WASHINGTON: The Obama administration on Tuesday welcomed Afghan President Hamid Karzai's agreement to a second round vote after a U.N. commission, citing fraud or coercion, threw out nearly a third of the ballots cast for him in the Aug. 20 election.
Karzai, who was under heavy U.S. pressure to accept the U.N.
findings, was "ensuring a credible process for the Afghan people which results in a government that reflects their will," President Barack Obama said in a statement.
The next round will take place on Nov. 7.
"President Karzai's constructive actions established an important precedent for Afghanistan's new democracy," Obama said.
"The Afghan constitution and laws are strengthened by President Karzai's decision, which is in the best interests of the Afghan people." Secretary of State Hillary Rodham Clinton welcomed Karzai's announcement as a boost for Afghan democracy. She made no direct mention of the fraudulent Karzai votes that were thrown out, although she referred to "a rough and contentious" election and weeks of "debate over the flaws in the vote." "We remain committed to partnering with the Afghan people and their government on our shared objectives of strengthening good governance, tackling corruption, increasing economic opportunities and improving security for all Afghans," she said in a written statement.
A senior administration official credited the work of U.S.
Ambassador Karl Eikenberry and Sen. John Kerry, a Democrat, who were deeply engaged with Karzai and other Afghan government officials over the past several days in "talking through" the need for solution to the election stalemate. Kerry, who had met with Karzai at least four times before the announcement, was at the Afghan president's side when the announcement was made in Kabul.
The official denied reports that the administration would have preferred - instead of a run-off - that Karzai and his main challenger, former Foreign Minister Abdullah Abdullah, had reached a power sharing agreement. That outcome is not foreseen in the Afghanistan constitution and would only have delayed a final settling of the question of who was actually president, the official said.
In interviews over the weekend from Kabul, Kerry said the election process had to be settled before the Obama administration could make a reasoned decision about whether to send additional troops and to commit other resources to stabilizing Afghanistan.
Defense Secretary Robert Gates, meanwhile, said the Obama administration needs to decide on a war strategy and not "sit on our hands" waiting for election results and a government to emerge in Kabul. In remarks to reporters traveling with him to Asia, the Pentagon chief said Obama will have to make his decisions in the context of "evolving" issues.
At the White House Tuesday, press secretary Robert Gibbs said it has not been determined whether Obama will wait to announce an Afghan strategy until after the results of the runoff.
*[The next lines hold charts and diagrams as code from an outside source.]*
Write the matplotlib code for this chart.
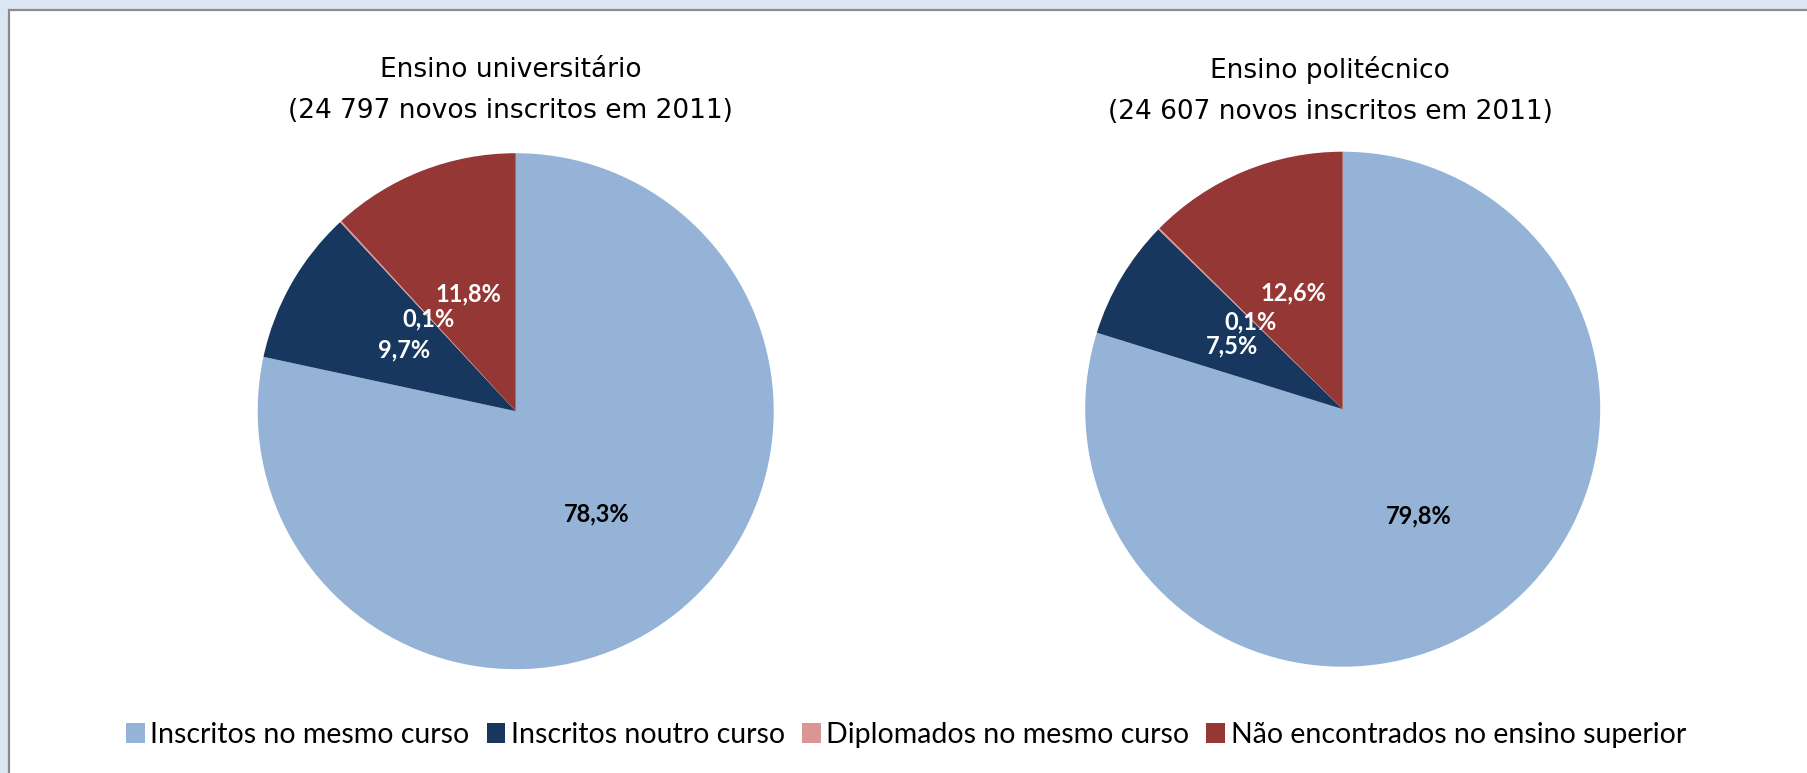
import matplotlib
matplotlib.use("Agg")
import matplotlib.pyplot as plt
from matplotlib.patches import Rectangle, Patch
import numpy as np

categories = ["Inscritos no mesmo curso", "Inscritos noutro curso",
              "Diplomados no mesmo curso", "Não encontrados no ensino superior"]
colors = ["#95B3D7", "#17375E", "#D99694", "#953735"]
univ_values = [78.3, 9.7, 0.1, 11.8]
poli_values = [79.8, 7.5, 0.1, 12.6]
univ_title = "Ensino universitário\n(24 797 novos inscritos em 2011)"
poli_title = "Ensino politécnico\n(24 607 novos inscritos em 2011)"
label_colors = ["black", "white", "white", "white"]

W, H = 1807, 773
fig = plt.figure(figsize=(W / 100, H / 100), dpi=100)
fig.patch.set_facecolor("#DCE6F2")

# white panel with grey border
fig.add_artist(Rectangle((9 / W, -0.05), 1, 1.05 - 10 / H, transform=fig.transFigure,
                         facecolor="white", edgecolor="#8C8C8C", linewidth=1.6,
                         zorder=0))

def draw_pie(cx, cy, r, values, title, title_cx):
    ax = fig.add_axes([(cx - r) / W, (H - cy - r) / H, 2 * r / W, 2 * r / H])
    wedges, _ = ax.pie(values, colors=colors, startangle=90, counterclock=False,
                       radius=1, wedgeprops=dict(linewidth=0))
    for w, v, c in zip(wedges, values, label_colors):
        ang = np.deg2rad((w.theta1 + w.theta2) / 2)
        d = 0.5
        ax.text(d * np.cos(ang), d * np.sin(ang) - 0.01, f"{v:.1f}%".replace(".", ","),
                ha="center", va="center", color=c, fontsize=17,
                fontweight="bold", family="Lato")
    ax.set_xlim(-1, 1)
    ax.set_ylim(-1, 1)
    ax.set_aspect("auto")
    ax.axis("off")
    fig.text(title_cx / W, 1 - 90.5 / H, title, ha="center", va="center",
             fontsize=19, family="DejaVu Sans", linespacing=1.79)

draw_pie(515.7, 411.2, 258, univ_values, univ_title, 510.5)
draw_pie(1342.7, 409.2, 257.5, poli_values, poli_title, 1330)

handles = [Patch(facecolor=c, edgecolor="none") for c in colors]
fig.legend(handles, categories, loc="center", bbox_to_anchor=(906 / W, 1 - 735 / H),
           ncol=4, frameon=False, prop=dict(family="Lato", size=20.5),
           handlelength=0.65, handleheight=0.65, handletextpad=0.2,
           columnspacing=0.6, borderaxespad=0)

fig.savefig("out.png", dpi=100, facecolor=fig.get_facecolor())
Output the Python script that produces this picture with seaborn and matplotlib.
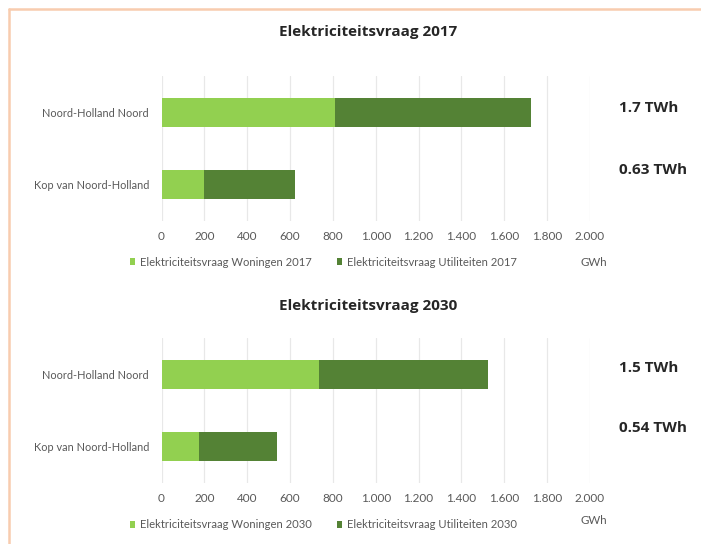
import matplotlib
matplotlib.use("Agg")
import matplotlib.pyplot as plt
from matplotlib.lines import Line2D
from matplotlib.patches import Patch
from matplotlib.ticker import FuncFormatter
import numpy as np
import pandas as pd
import seaborn as sns

# Regions and electricity demand (GWh)
regions = ["Noord-Holland Noord", "Kop van Noord-Holland"]
woningen_2017 = [810, 200]
utiliteiten_2017 = [915, 425]
woningen_2030 = [735, 175]
utiliteiten_2030 = [790, 365]
totals_label_2017 = ["1.7 TWh", "0.63 TWh"]
totals_label_2030 = ["1.5 TWh", "0.54 TWh"]
x_ticks = [0, 200, 400, 600, 800, 1000, 1200, 1400, 1600, 1800, 2000]

LIGHT = "#92D050"
DARK = "#548235"
GREY = "#595959"
TITLE = "#262626"
FRAME = "#F8CCAF"

sns.set_theme(style="white")
plt.rcParams["font.family"] = ["Lato", "DejaVu Sans"]

W, H = 701, 544
fig = plt.figure(figsize=(W / 100, H / 100), dpi=100)
fig.patch.set_facecolor("white")


def fx(px):
    return px / W


def fy(py):
    return 1 - py / H


def panel(ax_top, ax_bottom, year, woningen, utiliteiten, title_y,
          legend_y, gwh_y):
    ax = fig.add_axes([fx(161.5), fy(ax_bottom), fx(590) - fx(161.5),
                       fy(ax_top) - fy(ax_bottom)])
    df = pd.DataFrame({
        "regio": regions,
        "woningen": woningen,
        "totaal": np.array(woningen) + np.array(utiliteiten),
    })
    # stacked bars: full total in dark green, housing share on top in light green
    sns.barplot(data=df, y="regio", x="totaal", color=DARK, orient="h",
                width=0.4, saturation=1, ax=ax, edgecolor="none")
    sns.barplot(data=df, y="regio", x="woningen", color=LIGHT, orient="h",
                width=0.4, saturation=1, ax=ax, edgecolor="none")
    ax.set_xlim(0, 2000)
    ax.set_ylim(1.5, -0.5)
    ax.set_xticks(x_ticks)
    ax.xaxis.set_major_formatter(
        FuncFormatter(lambda v, _: f"{int(v):,}".replace(",", ".")))
    ax.grid(axis="x", color="#E8E8E8", linewidth=0.9)
    ax.set_axisbelow(True)
    for s in ax.spines.values():
        s.set_visible(False)
    ax.set_xlabel("")
    ax.set_ylabel("")
    ax.tick_params(axis="x", length=0, pad=7, labelsize=8.5, labelcolor=GREY)
    ax.tick_params(axis="y", length=0, pad=9, labelsize=7.9, labelcolor=GREY)

    fig.text(fx(368), fy(title_y), f"Elektriciteitsvraag {year}",
             ha="center", va="center", fontsize=11, fontweight="bold",
             color=TITLE, family="Open Sans")

    handles = [Patch(facecolor=LIGHT, edgecolor="none"),
               Patch(facecolor=DARK, edgecolor="none")]
    fig.legend(handles, [f"Elektriciteitsvraag Woningen {year}",
                         f"Elektriciteitsvraag Utiliteiten {year}"],
               loc="center left", bbox_to_anchor=(fx(130), fy(legend_y)),
               ncol=2, frameon=False, fontsize=8.1, labelcolor=GREY,
               handlelength=0.45, handleheight=0.45, handletextpad=0.4,
               columnspacing=2.3, borderpad=0, borderaxespad=0)
    fig.text(fx(594), fy(gwh_y), "GWh", ha="center", va="center",
             fontsize=8.3, color=GREY)
    return ax


panel(76, 221, 2017, woningen_2017, utiliteiten_2017, 32, 262, 262)
panel(338, 483, 2030, woningen_2030, utiliteiten_2030, 306, 525, 521)

# Totals in TWh beside each chart
for label, y in zip(totals_label_2017, [108, 170]):
    fig.text(fx(619), fy(y), label, ha="left", va="center", fontsize=11,
             fontweight="bold", color=TITLE, family="Open Sans")
for label, y in zip(totals_label_2030, [368, 428]):
    fig.text(fx(619), fy(y), label, ha="left", va="center", fontsize=11,
             fontweight="bold", color=TITLE, family="Open Sans")

# Page frame on the left and top
fig.add_artist(Line2D([fx(9), fx(9)], [fy(9), 0], color=FRAME, linewidth=1.8))
fig.add_artist(Line2D([fx(9), 1], [fy(9), fy(9)], color=FRAME, linewidth=1.8))

fig.savefig("out.png", dpi=100, facecolor="white")
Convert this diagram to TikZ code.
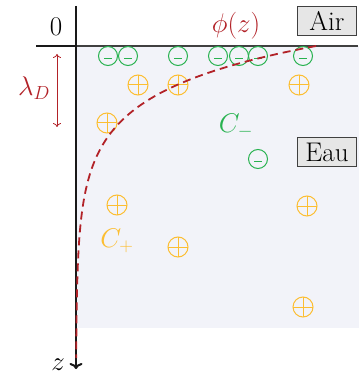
\RequirePackage{fix-cm}
\documentclass[tikz,border=0pt]{standalone}
\usetikzlibrary{arrows.meta}
\definecolor{dred}{RGB}{178,34,40}
\definecolor{cgreen}{RGB}{40,178,80}
\definecolor{corange}{RGB}{252,190,50}
\definecolor{water}{RGB}{242,243,249}
\definecolor{boxfill}{RGB}{230,230,230}
\begin{document}
\begin{tikzpicture}[x=1pt,y=-1pt,
  lbl/.style={inner sep=0pt,font=\fontsize{27}{30}\selectfont},
  labelbox/.style={lbl,draw=black!75,fill=boxfill,line width=1pt,minimum width=59pt,minimum height=29pt},
  negcharge/.style={circle,draw=cgreen,line width=1pt,minimum size=19pt,inner sep=0pt,
    path picture={\draw[cgreen,line width=1pt]
      ([xshift=-4pt,yshift=-2.5pt]path picture bounding box.center) -- ++(8pt,0);}},
  poscharge/.style={circle,draw=corange,line width=1pt,minimum size=20pt,inner sep=0pt,
    path picture={\draw[corange,line width=1pt]
      (path picture bounding box.west) -- (path picture bounding box.east)
      (path picture bounding box.north) -- (path picture bounding box.south);}},
  axisline/.style={line width=2pt,black!90},
]
\useasboundingbox (0,0) rectangle (361,379);
% water region
\fill[water] (76,46) rectangle (359,328);
% coordinates
\coordinate (atop) at (76,6);
\coordinate (abot) at (76,369);
\coordinate (hl) at (36,46);
\coordinate (h0) at (76,46);
\coordinate (hr) at (358,46);
\coordinate (l1) at (57,54);
\coordinate (l2) at (57,127);
% lines
\draw[black!75,line width=1.5pt] (h0) -- (hr);
\draw[line width=2.5pt,black!90] (hl) -- (h0);
\draw[axisline,-{To[length=6pt,width=13pt]}] (atop) -- (abot);
\draw[dred,line width=0.8pt,{To[length=4pt,width=8pt]}-{To[length=4pt,width=8pt]}] (l1) -- (l2);
% charges
\foreach \p [count=\i] in {(108,56),(128,56),(178,56),(218,56),(239,56),(258,56),(303,56),(258,159)}
  \node[negcharge] (n\i) at \p {};
\foreach \p [count=\i] in {(138,85),(178,85),(299,85),(107,123),(117,205),(178,247),(307,206),(303,307)}
  \node[poscharge] (p\i) at \p {};
% potential curve
\draw[dred,line width=1.8pt,dash pattern=on 8pt off 5pt]
  plot[domain=46:358,samples=120] ({76+240*exp(-(\x-46)/45)},\x);
% labels
\node[lbl] (zero) at (56,27) {0};
\node[lbl,text=dred] (lam) at (34,88) {$\lambda_D$};
\node[lbl,text=dred] (phi) at (236,26) {$\phi(z)$};
\node[labelbox] (air) at (327,21) {Air};
\node[labelbox] (eau) at (327,152) {Eau};
\node[lbl,text=cgreen] (cm) at (236,126) {$C_-$};
\node[lbl,text=corange] (cp) at (117,241) {$C_+$};
\node[lbl] (zl) at (58,365) {$z$};
\end{tikzpicture}
\end{document}
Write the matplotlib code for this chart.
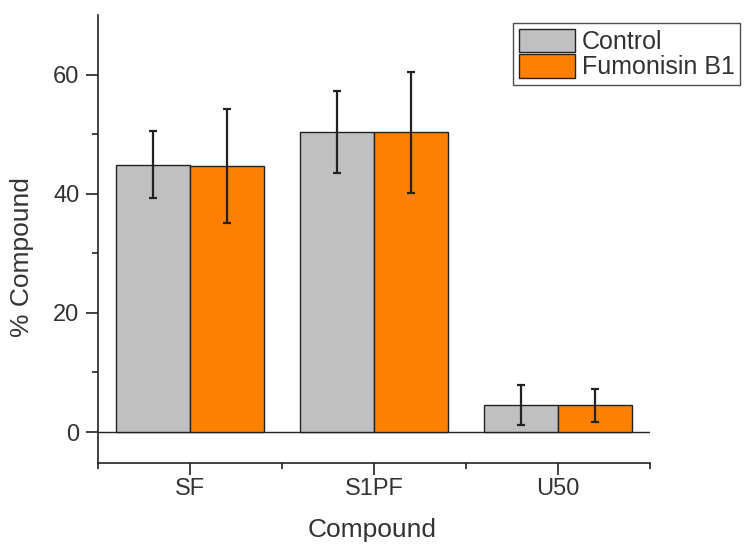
import matplotlib
matplotlib.use("Agg")
import matplotlib.pyplot as plt
import numpy as np
from matplotlib.ticker import FixedLocator

plt.rcParams['font.family'] = ['Liberation Sans', 'DejaVu Sans']

categories = ["SF", "S1PF", "U50"]
control = [44.9, 50.3, 4.5]
control_err = [5.7, 6.9, 3.35]
fumonisin = [44.6, 50.3, 4.5]
fumonisin_err = [9.55, 10.1, 2.75]
series_names = ["Control", "Fumonisin B1"]
y_ticks = [0, 20, 40, 60]

fig = plt.figure(figsize=(7.46, 5.46), dpi=100)
ax = fig.add_axes([98/746, 1-463/546, (650-98)/746, (463-15)/546])

x = np.arange(len(categories))
w = 0.4
txt = '#333333'
ink = '#222222'
b1 = ax.bar(x - w/2, control, w, color='#C0C0C0', edgecolor=ink, linewidth=1.0, label=series_names[0], zorder=2)
b2 = ax.bar(x + w/2, fumonisin, w, color='#FF8000', edgecolor=ink, linewidth=1.0, label=series_names[1], zorder=2)
ax.errorbar(x - w/2, control, yerr=control_err, fmt='none', ecolor=ink, elinewidth=1.6, capsize=3, capthick=1.6, zorder=3)
ax.errorbar(x + w/2, fumonisin, yerr=fumonisin_err, fmt='none', ecolor=ink, elinewidth=1.6, capsize=3, capthick=1.6, zorder=3)
ax.axhline(0, color=ink, lw=1.0, zorder=1)

ax.set_xlim(-0.5, 2.5)
ax.set_ylim(-5.2, 70)
ax.set_xticks(x)
ax.set_xticklabels(categories)
ax.xaxis.set_minor_locator(FixedLocator([-0.5, 0.5, 1.5, 2.5]))
ax.set_yticks(y_ticks)
ax.yaxis.set_minor_locator(FixedLocator([10, 30, 50]))

for s in ['top', 'right']:
    ax.spines[s].set_visible(False)
for s in ['left', 'bottom']:
    ax.spines[s].set_linewidth(1.2)
    ax.spines[s].set_color(ink)

ax.tick_params(axis='both', which='major', direction='out', length=8.5, width=1.2, color=ink, labelsize=17, labelcolor=txt)
ax.tick_params(axis='y', which='major', pad=5)
ax.tick_params(axis='x', which='major', pad=2)
ax.tick_params(axis='both', which='minor', direction='out', length=4, width=1.2, color=ink)

ax.set_ylabel("% Compound", fontsize=19, color=txt)
ax.set_xlabel("Compound", fontsize=19, color=txt)
ax.xaxis.label.set_va('center')
ax.yaxis.label.set_va('center')
ax.yaxis.set_label_coords(-0.138, 0.46)
ax.xaxis.set_label_coords(0.497, -0.15)

leg = fig.legend(handles=[b1, b2], loc='upper left', bbox_to_anchor=(513/746, 1-23/546),
                 fontsize=18, frameon=True, fancybox=False, edgecolor=ink,
                 handlelength=2.24, handleheight=1.08, handletextpad=0.3, borderpad=0.22,
                 labelspacing=0.0, borderaxespad=0)
leg.get_frame().set_linewidth(1.0)
for t in leg.get_texts():
    t.set_color(txt)

fig.savefig("out.png", dpi=100)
Gibbs told reporters he still expects that announcement to be made in "the coming weeks." Regardless of the election's outcome, Gibbs said, "We've got to make sure we're making progress with a partner in that government." He also said the next U.S. strategy meeting on Afghanistan may be pushed back until early next week because Gates is traveling.
Obama was widely expected to decide on the next steps in Afghanistan before he begins an extended trip to Asia next month.